Numba | 0.0193 | 0.0185 | 0.0231 | 0.0324 | 0.0617 | 0.1400 | 0.4058 |

C++ Naive | 0.0390 | 0.1120 | 0.3350 | 1.0170 | 3.3470 | 9.9960 | 33.3370 |

C++ Naive -O2 | 0.0100 | 0.0220 | 0.0590 | 0.1590 | 0.5180 | 1.5270 | 5.1140 |

C++ Optimized | 0.0150 | 0.0330 | 0.0960 | 0.2720 | 0.8810 | 2.6120 | 8.7240 |

C++ Optimized -O2 | 0.0001 | 0.0003 | 0.0009 | 0.0023 | 0.0067 | 0.0149 | 0.0365 |

How you guys try to use the parallelization option in Numba? From my experience of large array manipulation, it can give a further 40% speed boost.

Here is what I did:

“High Performance Big Data Analysis Using NumPy, Numba & Python Asynchronous Programming”. Ernest Bonat, Ph.D. July 31, 2017. (http://dataconomy.com/2017/07/big-data-numpy-numba-python/)

Let me know what you think?

Your links of links stays on display over top of the content. Probably best to avoid such gimmickry anyway, but it’s really bad when it’s broken, as is the case on this site.

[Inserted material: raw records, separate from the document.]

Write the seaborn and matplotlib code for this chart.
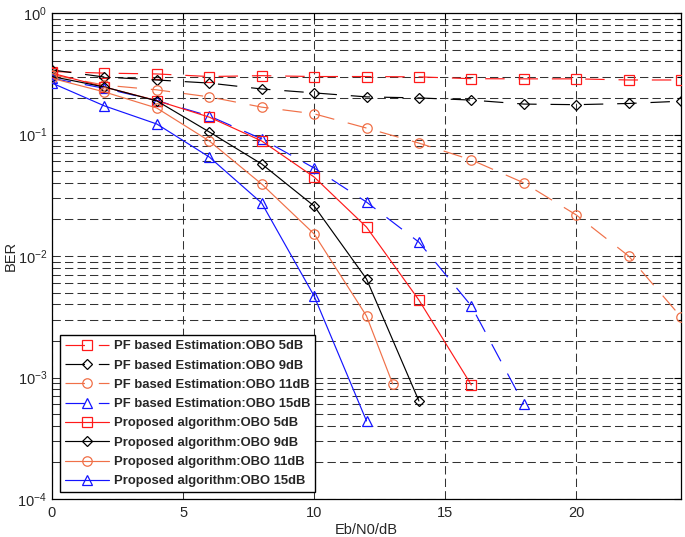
import numpy as np
import pandas as pd
import matplotlib
matplotlib.use("Agg")
import matplotlib.pyplot as plt
import seaborn as sns
from matplotlib.ticker import LogLocator, FixedLocator, NullFormatter

# ---- data ----
snr_pf = [0, 2, 4, 6, 8, 10, 12, 14, 16, 18, 20, 22, 24]
pf_5 = [0.33, 0.32, 0.315, 0.30, 0.305, 0.30, 0.30, 0.298, 0.288, 0.287, 0.287, 0.281, 0.281]
pf_9 = [0.34, 0.297, 0.281, 0.265, 0.237, 0.22, 0.204, 0.200, 0.192, 0.178, 0.176, 0.180, 0.188]
pf_11 = [0.31, 0.255, 0.233, 0.204, 0.168, 0.148, 0.113, 0.085, 0.0618, 0.040, 0.0218, 0.0100, 0.00315]
snr_pf15 = [0, 2, 4, 6, 8, 10, 12, 14, 16, 18]
pf_15 = [0.29, 0.24, 0.19, 0.142, 0.092, 0.053, 0.0278, 0.0130, 0.00388, 0.000605]

snr_p5 = [0, 2, 4, 6, 8, 10, 12, 14, 16]
prop_5 = [0.32, 0.246, 0.19, 0.139, 0.0885, 0.0447, 0.0173, 0.00434, 0.000868]
snr_p9 = [0, 2, 4, 6, 8, 10, 12, 14]
prop_9 = [0.30, 0.246, 0.189, 0.105, 0.0572, 0.0258, 0.00647, 0.000641]
snr_p11 = [0, 2, 4, 6, 8, 10, 12, 13]
prop_11 = [0.29, 0.224, 0.165, 0.0885, 0.0391, 0.0152, 0.00321, 0.000885]
snr_p15 = [0, 2, 4, 6, 8, 10, 12]
prop_15 = [0.265, 0.172, 0.122, 0.0653, 0.0273, 0.00469, 0.000439]

labels = [
    "PF based Estimation:OBO 5dB", "PF based Estimation:OBO 9dB",
    "PF based Estimation:OBO 11dB", "PF based Estimation:OBO 15dB",
    "Proposed algorithm:OBO 5dB", "Proposed algorithm:OBO 9dB",
    "Proposed algorithm:OBO 11dB", "Proposed algorithm:OBO 15dB",
]
x_ticks = [0, 5, 10, 15, 20]

# ---- style ----
sns.set_style("white")
plt.rcParams["font.family"] = ["Liberation Sans", "DejaVu Sans"]
plt.rcParams["mathtext.fontset"] = "custom"
plt.rcParams["mathtext.rm"] = "Liberation Sans"
plt.rcParams["mathtext.it"] = "Liberation Sans:italic"
plt.rcParams["mathtext.bf"] = "Liberation Sans:bold"
plt.rcParams["lines.scale_dashes"] = False

RED = "#FF1A1A"
BLACK = "#000000"
ORANGE = "#F07048"
BLUE = "#1414FF"

fig = plt.figure(figsize=(6.85, 5.37), dpi=100)
ax = fig.add_axes([52 / 685, 1 - 499 / 537, 629 / 685, 486 / 537])

series = [
    (snr_pf, pf_5, RED, "s", 6.5, True),
    (snr_pf, pf_9, BLACK, "D", 5.5, True),
    (snr_pf, pf_11, ORANGE, "o", 6.8, True),
    (snr_pf15, pf_15, BLUE, "^", 7.5, True),
    (snr_p5, prop_5, RED, "s", 6.5, False),
    (snr_p9, prop_9, BLACK, "D", 5.5, False),
    (snr_p11, prop_11, ORANGE, "o", 6.8, False),
    (snr_p15, prop_15, BLUE, "^", 7.5, False),
]

for (xs, ys, c, m, ms, dashed), lab in zip(series, labels):
    df = pd.DataFrame({"x": xs, "y": ys})
    ls = (0, (14, 10)) if dashed else "-"
    sns.lineplot(data=df, x="x", y="y", ax=ax, color=c, marker=m, markersize=ms,
                 markerfacecolor="none", markeredgecolor=c, markeredgewidth=0.9,
                 linewidth=0.85, linestyle=ls, label=lab, sort=False,
                 estimator=None, zorder=3)

ax.set_yscale("log")
ax.set_xlim(0, 24)
ax.set_ylim(1e-4, 1)
ax.xaxis.set_major_locator(FixedLocator(x_ticks))
ax.yaxis.set_major_locator(LogLocator(base=10, numticks=10))
ax.yaxis.set_minor_locator(LogLocator(base=10, subs=np.arange(2, 10), numticks=50))
ax.yaxis.set_minor_formatter(NullFormatter())

grid_kw = dict(color="#333333", linewidth=0.75, linestyle=(0, (6, 3)))
ax.xaxis.grid(True, which="major", **grid_kw)
ax.yaxis.grid(True, which="both", **grid_kw)
ax.set_axisbelow(True)

ax.tick_params(axis="both", which="both", direction="in", top=True, right=True,
               labelsize=10.5, color="black")
ax.tick_params(axis="both", which="major", length=5, width=0.8)
ax.tick_params(axis="y", which="minor", length=3, width=0.8)
ax.tick_params(axis="x", which="major", pad=5)
for s in ax.spines.values():
    s.set_color("black")
    s.set_linewidth(0.9)

ax.set_xlabel("Eb/N0/dB", fontsize=10.5, labelpad=2)
ax.set_ylabel("BER", fontsize=10.5, labelpad=0)

leg = ax.legend(loc="lower left", bbox_to_anchor=(8 / 629, 7 / 486), borderaxespad=0,
                prop={"weight": "bold", "size": 9.4}, frameon=True, fancybox=False,
                framealpha=1, edgecolor="black", handlelength=3.4, handletextpad=0.4,
                labelspacing=0.55, borderpad=0.35, numpoints=1)
leg.get_frame().set_linewidth(1.0)

fig.savefig("out.png", dpi=100)
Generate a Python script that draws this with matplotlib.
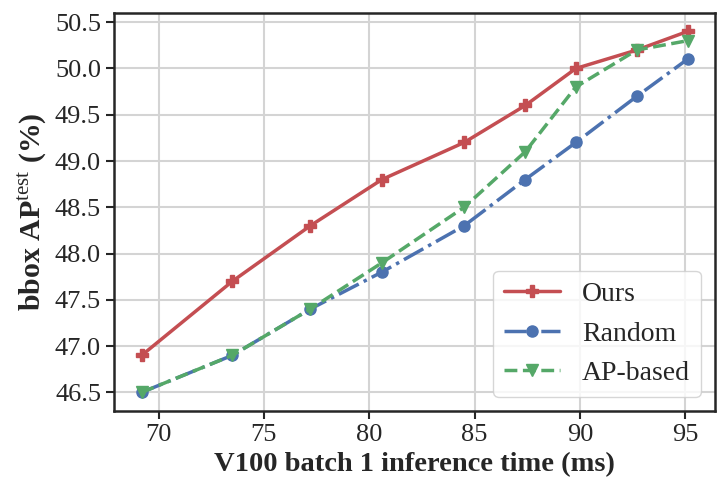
import matplotlib
matplotlib.use('Agg')
import matplotlib.pyplot as plt
import seaborn as sns

# values
time_ours = [69.2, 73.5, 77.2, 80.6, 84.5, 87.4, 89.8, 92.7, 95.1]
ap_ours = [46.9, 47.7, 48.3, 48.8, 49.2, 49.6, 50.0, 50.2, 50.4]
ap_random = [46.5, 46.9, 47.4, 47.8, 48.3, 48.8, 49.2, 49.7, 50.1]
ap_apbased = [46.5, 46.9, 47.4, 47.9, 48.5, 49.1, 49.8, 50.2, 50.3]

xticks = [70, 75, 80, 85, 90, 95]
yticks = [46.5, 47.0, 47.5, 48.0, 48.5, 49.0, 49.5, 50.0, 50.5]

sns.set_theme(style='whitegrid', palette='deep')
sns.set_style('whitegrid', {'axes.edgecolor': '#262626', 'grid.color': '#d4d4d4',
                            'xtick.bottom': True, 'ytick.left': True})
plt.rcParams['font.family'] = ['Liberation Serif', 'DejaVu Serif']
plt.rcParams['mathtext.fontset'] = 'custom'
plt.rcParams['mathtext.rm'] = 'Liberation Serif'
plt.rcParams['mathtext.bf'] = 'Liberation Serif:bold'

red, blue, green = '#C44E52', '#4C72B0', '#55A868'

fig, ax = plt.subplots(figsize=(7.28, 4.98), dpi=100)
ax.plot(time_ours, ap_ours, color=red, marker='P', markersize=9, lw=2.5, ls='-', label='Ours')
ax.plot(time_ours, ap_random, color=blue, marker='o', markersize=8, lw=2.5, ls='-.', label='Random')
ax.plot(time_ours, ap_apbased, color=green, marker='v', markersize=8, lw=2.5, ls='--', label='AP-based')

ax.set_xlim(67.9, 96.4)
ax.set_ylim(46.3, 50.6)
ax.set_xticks(xticks)
ax.set_yticks(yticks)
ax.set_yticklabels([f'{v:.1f}' for v in yticks])
ax.tick_params(labelsize=19, length=6, width=1.5, colors='#262626', labelcolor='#262626')
for s in ax.spines.values():
    s.set_linewidth(1.8)
ax.grid(True, lw=1.5)

ax.set_xlabel('V100 batch 1 inference time (ms)', fontsize=20.5, fontweight='bold', color='#262626')
ax.set_ylabel(r'bbox AP$^{\mathrm{test}}$ (%)', fontsize=21.5, fontweight='bold', color='#262626')

leg = ax.legend(loc='lower right', fontsize=20, handlelength=2, frameon=True)

plt.subplots_adjust(left=0.157, right=0.982, top=0.974, bottom=0.175)
fig.savefig('out.png', dpi=100)
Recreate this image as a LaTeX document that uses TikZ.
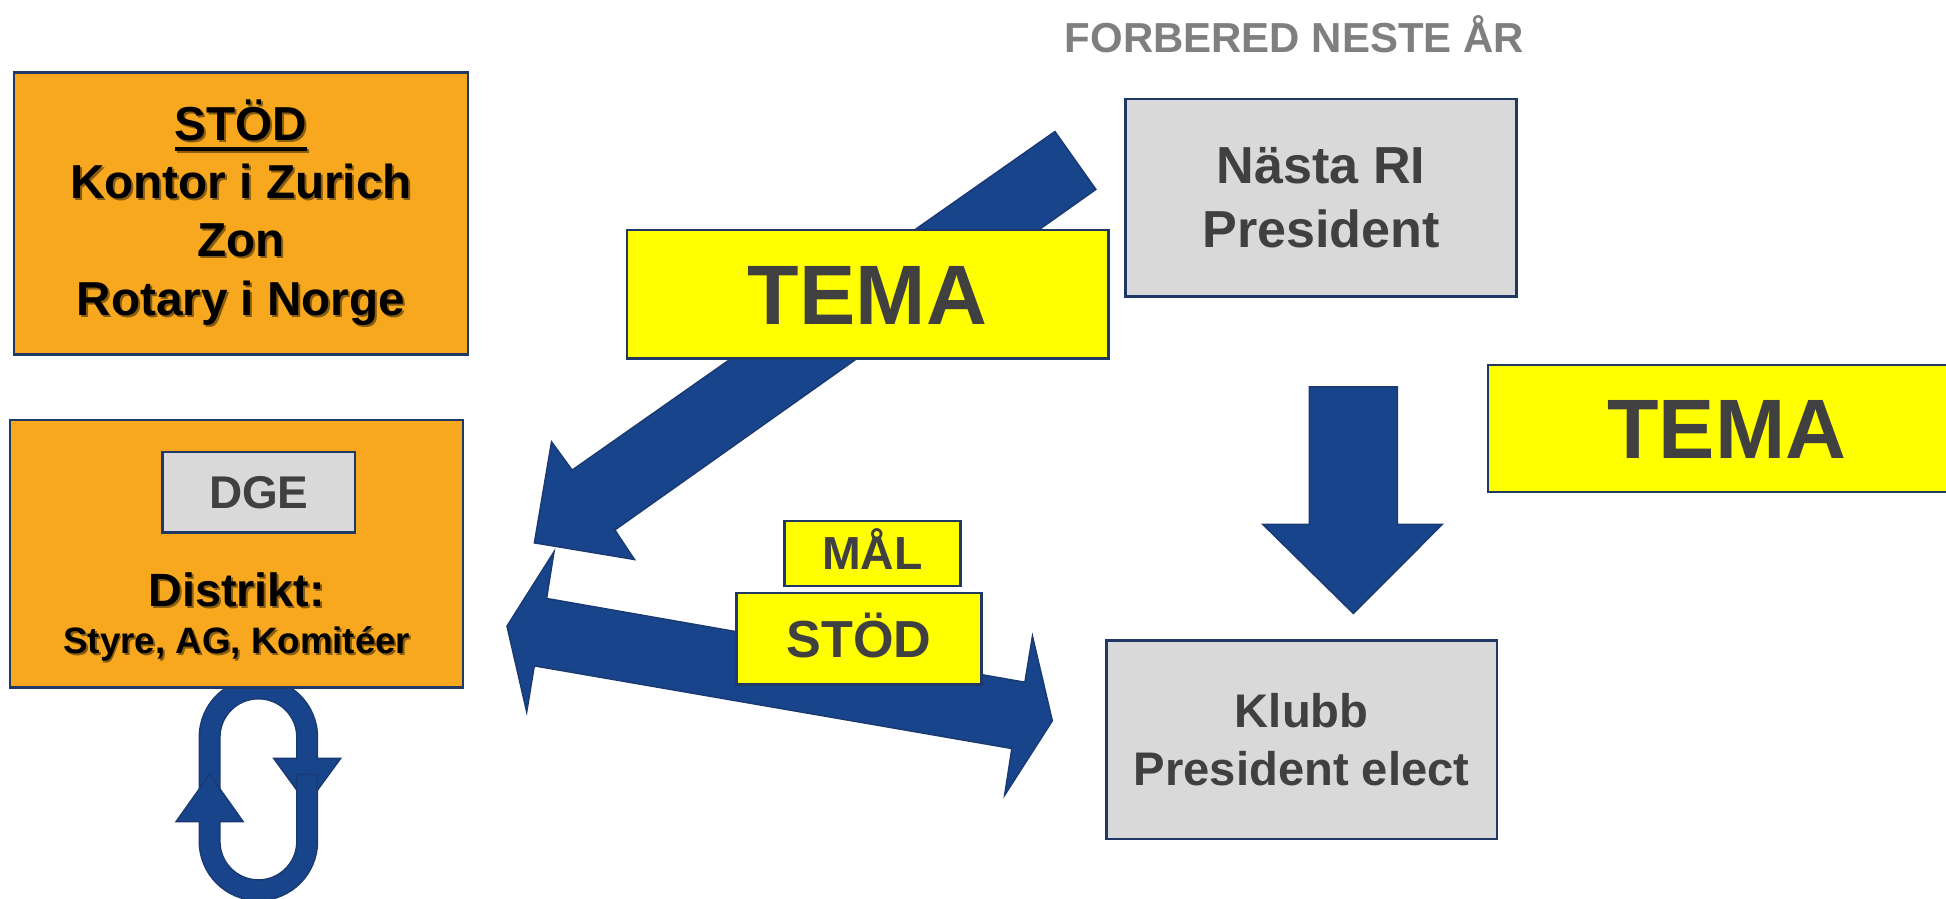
\documentclass[tikz,border=0pt]{standalone}
\usepackage{fontspec}
\setmainfont{Liberation Sans}
\definecolor{orangefill}{HTML}{F7A81E}
\definecolor{boxborder}{HTML}{203864}
\definecolor{arrowblue}{HTML}{18448C}
\definecolor{arrowborder}{HTML}{1A3A72}
\definecolor{boxgray}{HTML}{D9D9D9}
\definecolor{textgray}{HTML}{404040}
\definecolor{titlegray}{HTML}{7F7F7F}
\definecolor{temayellow}{HTML}{FFFF00}
\colorlet{shadowcol}{orangefill!55!black}
\newcommand{\shadowtext}[1]{\leavevmode\rlap{\kern0.8pt\raisebox{-0.8pt}{\textcolor{shadowcol}{#1}}}#1}
\newcommand{\ulined}[1]{\setbox0\hbox{#1}\rlap{\rule[-4.25pt]{\wd0}{1.5pt}}\box0}
\begin{document}
\begin{tikzpicture}[x=0.5pt, y=-0.5pt, line join=miter,
    box/.style={draw=boxborder, line width=1pt, rectangle, inner sep=0pt, align=center},
    orangebox/.style={box, fill=orangefill, text=black},
    graybox/.style={box, fill=boxgray, text=textgray},
    yellowbox/.style={box, fill=temayellow, text=textgray},
    blockarrow/.style={fill=arrowblue, draw=arrowborder, line width=0.6pt}]
    \clip (0,0) rectangle (1568,724);
    \fill[white] (0,0) rectangle (1568,724);
    \draw[blockarrow] (160.6,655) -- (160.6,594) arc[start angle=180, end angle=360, radius=47.6] -- (255.8,611) -- (274.5,611) -- (247.5,648) -- (220.5,611) -- (239.2,611) -- (239.2,594) arc[start angle=360, end angle=180, radius=31] -- (177.2,655) -- cycle;
    \draw[blockarrow] (239.2,624) -- (239.2,678) arc[start angle=0, end angle=180, radius=31] -- (177.2,662) -- (195.9,662) -- (168.9,624) -- (141.9,662) -- (160.6,662) -- (160.6,678) arc[start angle=180, end angle=0, radius=47.6] -- (255.8,624) -- cycle;
    \draw[blockarrow] (850,106) -- (461,378.8) -- (444.4,356) -- (430.6,437.4) -- (511.2,450.8) -- (495.4,427) -- (883,152.6) -- cycle;
    \draw[blockarrow] (408.5,504.5) -- (446.4,444.6) -- (440.4,482.2) -- (825.8,549.7) -- (831.9,512.6) -- (847.9,580.8) -- (809.5,640.7) -- (815.3,603.1) -- (430.5,536.5) -- (424.4,573.6) -- cycle;
    \draw[blockarrow] (1055,311.7) -- (1126,311.7) -- (1126,422.6) -- (1162,422.6) -- (1090.5,494.3) -- (1017.6,422.6) -- (1055,422.6) -- cycle;
    \node[anchor=base, inner sep=0pt, text=titlegray, font=\bfseries\fontsize{16.9}{20}\selectfont] (title) at (1043,42.2) {FORBERED NESTE ÅR};
    \node[orangebox, minimum width=182.85pt, minimum height=113.5pt, font=\bfseries\fontsize{19.2}{23.5}\selectfont] (stod) at (194.2,172) {\shadowtext{\ulined{STÖD}}\\\shadowtext{Kontor i Zurich}\\\shadowtext{Zon}\\\shadowtext{Rotary i Norge}};
    \node[orangebox, minimum width=182.5pt, minimum height=107.65pt] (distrikt) at (190.5,446.2) {};
    \node[graybox, minimum width=77.5pt, minimum height=32.5pt, font=\bfseries\fontsize{18.5}{22}\selectfont, text height=13.25pt, text depth=0pt] (dge) at (208.5,396.5) {DGE};
    \node[anchor=base, inner sep=0pt, font=\bfseries\fontsize{18.8}{22}\selectfont] (distr) at (190.8,489) {\shadowtext{Distrikt:}};
    \node[anchor=base, inner sep=0pt, font=\bfseries\fontsize{14.8}{18}\selectfont] (styre) at (190.8,526.6) {\shadowtext{Styre, AG, Komitéer}};
    \node[graybox, minimum width=157.4pt, minimum height=79.6pt, font=\bfseries\fontsize{21}{25.5}\selectfont] (nasta) at (1064.4,159.4) {Nästa RI\\President};
    \node[graybox, minimum width=157.25pt, minimum height=80pt, font=\bfseries\fontsize{19}{23.3}\selectfont] (klubb) at (1048.8,595.9) {Klubb\\President elect};
    \node[yellowbox, minimum width=194pt, minimum height=51.7pt, font=\bfseries\fontsize{34}{40}\selectfont, text height=24.3pt, text depth=0pt] (temaleft) at (699,237.1) {TEMA};
    \node[yellowbox, minimum width=192.3pt, minimum height=51pt, font=\bfseries\fontsize{34}{40}\selectfont, text height=24.3pt, text depth=0pt] (temaright) at (1391.3,345.3) {TEMA};
    \node[yellowbox, minimum width=71pt, minimum height=26.2pt, font=\bfseries\fontsize{18.7}{22}\selectfont, text height=13.4pt, text depth=0pt] (mal) at (703,445.8) {MÅL};
    \node[yellowbox, minimum width=98.8pt, minimum height=36.85pt, font=\bfseries\fontsize{21}{25}\selectfont, text height=15pt, text depth=0pt] (stodgul) at (692.1,514.5) {STÖD};
\end{tikzpicture}
\end{document}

To make it a proper comparison you should bring back the optimized code from c++ into Numba and create a new comparison point “Numba optimized”. To make it even better, since the c++ optimized code required someone experienced with c++ that created something optimized for c++, you should spend an equivalent amount of time in creating a version which is optimized for Numba.

I agree, in fact it looks like the main difference between the numba code and the C++ code is in what they do (what they allocate, the conditions they check), rather than their language. A more efficient numba code, closer to the c++ one, would be for example:

import numpy as np

import numba as nb

sz = 100000

iterations = 1000

@nb.jit(nopython=True, parallel=False)

def Rule30_code():

v = np.zeros(sz, np.int8)

v[sz//2] = 1

test = np.zeros(sz, np.int8)

for it in range(iterations):

test[1:sz-1] = (v[:sz-2] << 2) + (v[1:sz-1] << 1) + v[2:]

for i in range(1, sz-1):

v[i] = 1 if (0 < test[i] < 5) else 0

return v

v_fast = Rule30_code()

%timeit -n 10 Rule30_code()

On my machine, this runs about 10.5-11 times faster than the posted numba code on the size=100000 example (producing the same result). This would make "optimized numba" just as fast as "C++ optimized -O2". Could someone add this option to the benchmark?

The naive c++ code is pretty bad. If you condense the else if conditions into a handful of conditions say two or three, you can speed it up quite a bit. Additionally the naive c++ allocates a ton of std::vectors with all those initializer lists, and if you get rid of those and have take three ints as parameters instead a std:vector you can get it to run even faster. On gcc with O2 those two changes get the naive c++ down to an average run time of about 100 ms.